** YOUR INSTRUCTIONS **
Set down the material below word for word, excluding the pictures.

** STORED DATA **
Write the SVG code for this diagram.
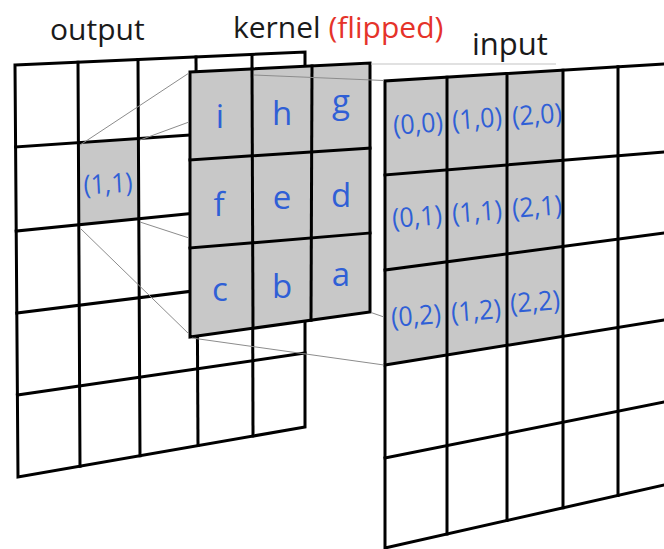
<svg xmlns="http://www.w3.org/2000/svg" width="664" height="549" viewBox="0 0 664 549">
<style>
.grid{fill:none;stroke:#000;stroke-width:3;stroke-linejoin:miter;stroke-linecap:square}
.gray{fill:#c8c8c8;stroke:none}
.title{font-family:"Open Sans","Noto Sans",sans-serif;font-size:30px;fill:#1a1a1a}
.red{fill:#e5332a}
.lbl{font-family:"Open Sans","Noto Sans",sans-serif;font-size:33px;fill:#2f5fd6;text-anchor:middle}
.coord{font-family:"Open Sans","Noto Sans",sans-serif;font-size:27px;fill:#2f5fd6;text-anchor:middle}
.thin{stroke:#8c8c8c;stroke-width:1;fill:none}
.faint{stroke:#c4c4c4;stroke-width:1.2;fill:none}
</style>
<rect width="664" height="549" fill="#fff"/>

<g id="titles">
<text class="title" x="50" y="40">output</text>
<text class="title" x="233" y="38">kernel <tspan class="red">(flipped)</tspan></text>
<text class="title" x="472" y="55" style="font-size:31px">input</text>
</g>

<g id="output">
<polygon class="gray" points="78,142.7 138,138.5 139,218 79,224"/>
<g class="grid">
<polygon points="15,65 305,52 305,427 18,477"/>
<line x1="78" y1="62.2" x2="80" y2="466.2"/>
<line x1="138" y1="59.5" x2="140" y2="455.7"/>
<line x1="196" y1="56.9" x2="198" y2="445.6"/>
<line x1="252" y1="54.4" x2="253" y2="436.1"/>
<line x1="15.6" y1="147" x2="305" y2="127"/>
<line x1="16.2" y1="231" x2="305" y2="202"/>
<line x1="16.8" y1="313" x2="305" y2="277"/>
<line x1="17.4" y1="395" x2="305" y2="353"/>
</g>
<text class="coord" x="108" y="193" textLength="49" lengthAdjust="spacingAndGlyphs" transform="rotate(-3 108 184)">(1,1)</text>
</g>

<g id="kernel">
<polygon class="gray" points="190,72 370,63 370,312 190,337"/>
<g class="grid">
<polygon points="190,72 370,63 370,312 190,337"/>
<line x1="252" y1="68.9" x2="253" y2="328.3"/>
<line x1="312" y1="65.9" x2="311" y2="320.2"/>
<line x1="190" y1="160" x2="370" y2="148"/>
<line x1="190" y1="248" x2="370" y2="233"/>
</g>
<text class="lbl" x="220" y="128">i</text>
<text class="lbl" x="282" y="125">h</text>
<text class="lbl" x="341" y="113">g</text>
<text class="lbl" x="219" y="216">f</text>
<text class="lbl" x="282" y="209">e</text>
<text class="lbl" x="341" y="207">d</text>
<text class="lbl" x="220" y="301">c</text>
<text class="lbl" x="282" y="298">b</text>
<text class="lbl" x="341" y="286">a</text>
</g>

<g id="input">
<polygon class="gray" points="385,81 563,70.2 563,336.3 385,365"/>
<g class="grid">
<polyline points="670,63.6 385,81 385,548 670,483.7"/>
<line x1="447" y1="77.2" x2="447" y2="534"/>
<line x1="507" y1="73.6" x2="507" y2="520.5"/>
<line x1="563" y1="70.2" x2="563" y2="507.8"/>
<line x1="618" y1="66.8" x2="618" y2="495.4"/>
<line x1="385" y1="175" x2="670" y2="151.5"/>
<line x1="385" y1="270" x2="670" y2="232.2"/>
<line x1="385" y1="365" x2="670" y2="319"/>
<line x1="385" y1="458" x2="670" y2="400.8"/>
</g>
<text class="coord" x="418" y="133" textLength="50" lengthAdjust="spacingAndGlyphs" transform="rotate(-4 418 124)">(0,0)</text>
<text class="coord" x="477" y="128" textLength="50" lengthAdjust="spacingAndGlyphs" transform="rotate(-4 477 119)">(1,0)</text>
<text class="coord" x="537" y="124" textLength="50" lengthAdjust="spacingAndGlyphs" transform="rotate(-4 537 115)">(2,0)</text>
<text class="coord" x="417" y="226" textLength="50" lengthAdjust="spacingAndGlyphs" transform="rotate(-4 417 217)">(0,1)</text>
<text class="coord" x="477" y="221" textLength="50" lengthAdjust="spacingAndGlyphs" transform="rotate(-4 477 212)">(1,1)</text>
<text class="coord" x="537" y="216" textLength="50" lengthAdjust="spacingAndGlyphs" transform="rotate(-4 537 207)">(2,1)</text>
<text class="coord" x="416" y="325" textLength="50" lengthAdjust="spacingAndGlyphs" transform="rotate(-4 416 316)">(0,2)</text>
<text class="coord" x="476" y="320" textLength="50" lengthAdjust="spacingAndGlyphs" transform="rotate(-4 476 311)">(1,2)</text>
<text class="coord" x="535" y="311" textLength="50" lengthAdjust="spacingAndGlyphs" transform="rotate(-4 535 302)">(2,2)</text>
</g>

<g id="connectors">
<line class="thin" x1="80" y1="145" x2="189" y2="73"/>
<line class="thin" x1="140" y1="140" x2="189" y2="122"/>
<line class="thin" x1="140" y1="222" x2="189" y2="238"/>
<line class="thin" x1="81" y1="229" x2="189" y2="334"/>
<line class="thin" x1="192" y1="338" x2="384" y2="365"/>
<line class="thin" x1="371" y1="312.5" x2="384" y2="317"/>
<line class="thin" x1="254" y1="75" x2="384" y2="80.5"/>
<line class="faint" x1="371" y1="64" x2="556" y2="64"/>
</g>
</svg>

** TASK RESULT **
Write the SVG code for this diagram.
<svg xmlns="http://www.w3.org/2000/svg" width="664" height="549" viewBox="0 0 664 549">
<style>
.grid{fill:none;stroke:#000;stroke-width:3;stroke-linejoin:miter;stroke-linecap:square}
.gray{fill:#c8c8c8;stroke:none}
.title{font-family:"Open Sans","Noto Sans",sans-serif;font-size:30px;fill:#1a1a1a}
.red{fill:#e5332a}
.lbl{font-family:"Open Sans","Noto Sans",sans-serif;font-size:33px;fill:#2f5fd6;text-anchor:middle}
.coord{font-family:"Open Sans","Noto Sans",sans-serif;font-size:27px;fill:#2f5fd6;text-anchor:middle}
.thin{stroke:#8c8c8c;stroke-width:1;fill:none}
.faint{stroke:#c4c4c4;stroke-width:1.2;fill:none}
</style>
<rect width="664" height="549" fill="#fff"/>

<g id="titles">
<text class="title" x="50" y="40">output</text>
<text class="title" x="233" y="38">kernel <tspan class="red">(flipped)</tspan></text>
<text class="title" x="472" y="55" style="font-size:31px">input</text>
</g>

<g id="output">
<polygon class="gray" points="78,142.7 138,138.5 139,218 79,224"/>
<g class="grid">
<polygon points="15,65 305,52 305,427 18,477"/>
<line x1="78" y1="62.2" x2="80" y2="466.2"/>
<line x1="138" y1="59.5" x2="140" y2="455.7"/>
<line x1="196" y1="56.9" x2="198" y2="445.6"/>
<line x1="252" y1="54.4" x2="253" y2="436.1"/>
<line x1="15.6" y1="147" x2="305" y2="127"/>
<line x1="16.2" y1="231" x2="305" y2="202"/>
<line x1="16.8" y1="313" x2="305" y2="277"/>
<line x1="17.4" y1="395" x2="305" y2="353"/>
</g>
<text class="coord" x="108" y="193" textLength="49" lengthAdjust="spacingAndGlyphs" transform="rotate(-3 108 184)">(1,1)</text>
</g>

<g id="kernel">
<polygon class="gray" points="190,72 370,63 370,312 190,337"/>
<g class="grid">
<polygon points="190,72 370,63 370,312 190,337"/>
<line x1="252" y1="68.9" x2="253" y2="328.3"/>
<line x1="312" y1="65.9" x2="311" y2="320.2"/>
<line x1="190" y1="160" x2="370" y2="148"/>
<line x1="190" y1="248" x2="370" y2="233"/>
</g>
<text class="lbl" x="220" y="128">i</text>
<text class="lbl" x="282" y="125">h</text>
<text class="lbl" x="341" y="113">g</text>
<text class="lbl" x="219" y="216">f</text>
<text class="lbl" x="282" y="209">e</text>
<text class="lbl" x="341" y="207">d</text>
<text class="lbl" x="220" y="301">c</text>
<text class="lbl" x="282" y="298">b</text>
<text class="lbl" x="341" y="286">a</text>
</g>

<g id="input">
<polygon class="gray" points="385,81 563,70.2 563,336.3 385,365"/>
<g class="grid">
<polyline points="670,63.6 385,81 385,548 670,483.7"/>
<line x1="447" y1="77.2" x2="447" y2="534"/>
<line x1="507" y1="73.6" x2="507" y2="520.5"/>
<line x1="563" y1="70.2" x2="563" y2="507.8"/>
<line x1="618" y1="66.8" x2="618" y2="495.4"/>
<line x1="385" y1="175" x2="670" y2="151.5"/>
<line x1="385" y1="270" x2="670" y2="232.2"/>
<line x1="385" y1="365" x2="670" y2="319"/>
<line x1="385" y1="458" x2="670" y2="400.8"/>
</g>
<text class="coord" x="418" y="133" textLength="50" lengthAdjust="spacingAndGlyphs" transform="rotate(-4 418 124)">(0,0)</text>
<text class="coord" x="477" y="128" textLength="50" lengthAdjust="spacingAndGlyphs" transform="rotate(-4 477 119)">(1,0)</text>
<text class="coord" x="537" y="124" textLength="50" lengthAdjust="spacingAndGlyphs" transform="rotate(-4 537 115)">(2,0)</text>
<text class="coord" x="417" y="226" textLength="50" lengthAdjust="spacingAndGlyphs" transform="rotate(-4 417 217)">(0,1)</text>
<text class="coord" x="477" y="221" textLength="50" lengthAdjust="spacingAndGlyphs" transform="rotate(-4 477 212)">(1,1)</text>
<text class="coord" x="537" y="216" textLength="50" lengthAdjust="spacingAndGlyphs" transform="rotate(-4 537 207)">(2,1)</text>
<text class="coord" x="416" y="325" textLength="50" lengthAdjust="spacingAndGlyphs" transform="rotate(-4 416 316)">(0,2)</text>
<text class="coord" x="476" y="320" textLength="50" lengthAdjust="spacingAndGlyphs" transform="rotate(-4 476 311)">(1,2)</text>
<text class="coord" x="535" y="311" textLength="50" lengthAdjust="spacingAndGlyphs" transform="rotate(-4 535 302)">(2,2)</text>
</g>

<g id="connectors">
<line class="thin" x1="80" y1="145" x2="189" y2="73"/>
<line class="thin" x1="140" y1="140" x2="189" y2="122"/>
<line class="thin" x1="140" y1="222" x2="189" y2="238"/>
<line class="thin" x1="81" y1="229" x2="189" y2="334"/>
<line class="thin" x1="192" y1="338" x2="384" y2="365"/>
<line class="thin" x1="371" y1="312.5" x2="384" y2="317"/>
<line class="thin" x1="254" y1="75" x2="384" y2="80.5"/>
<line class="faint" x1="371" y1="64" x2="556" y2="64"/>
</g>
</svg>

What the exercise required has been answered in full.